[twg-tds] storing scripts in the texmf tree

Fri Feb 13 21:43:41 CET 2004

Paul Vojta writes:
> On Fri, Feb 13, 2004 at 07:51:30PM +0100, Olaf Weber wrote:

>> > -  a service (on some port)
>> 
>> Not implemented (yet).
>> 
>> > -  shared memory for subprocesses
>> 
>> As currently implemented, the datastructures are not suitable for
>> this.  In test versions I have been playing with datastructures that
>> are (they have to be independent of the address at which the data is
>> loaded).

> Of course, the logical next step would be a file system (kpsefs).

> :-)

:-P

One possibility I'm exploring is using a 'texmf.zip' for the texmf
tree.  We have again the issue that (like building the hash table from
the ls-R file) building the index into the zip will be a fairly
expensive operation, which could conceivably benefit from things like
daemonizing or sharing.

It is also interesting to see just how large the datastructures have
become.  Take the ls-R file in texmf-dist of TeX-live:

texmf-dist$ wc ls-R
 53964  50188 643296 ls-R

(That's lines, words, and bytes)

To a first approximation, storing every string in the file takes
643296 bytes.  Each "word" is an entry: 16 bytes/hash bucket
<hash,key,value,next>.  Plus an array that indexes to the first bucket
in each chain (currently 15991, lets say 16384), 4 bytes/entry.

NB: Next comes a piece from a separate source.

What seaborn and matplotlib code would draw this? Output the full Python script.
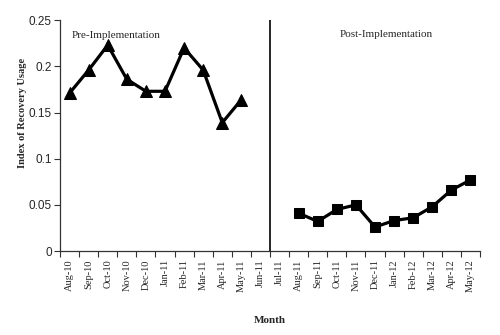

   643296 + 16 * 50188 + 4 * 16384
=  643296 +     803008 +     65536
=  643296       868544
= 1511840

The hash table and chains require more room than the actual data, and
we're above a megabyte in total.

(Note: I store the hash in the table because I'm using a different
hash function which should result in a better 32 bit key.  With a
power-of-two table size, I can mask bits to get a bucket number, and
compare hashes before I have to compare strings when looking for the
right bucket in the chain.  This may be overkill, as the average chain
length is a bit over 3 in this case.)

-- 
Olaf Weber

               (This space left blank for technical reasons.)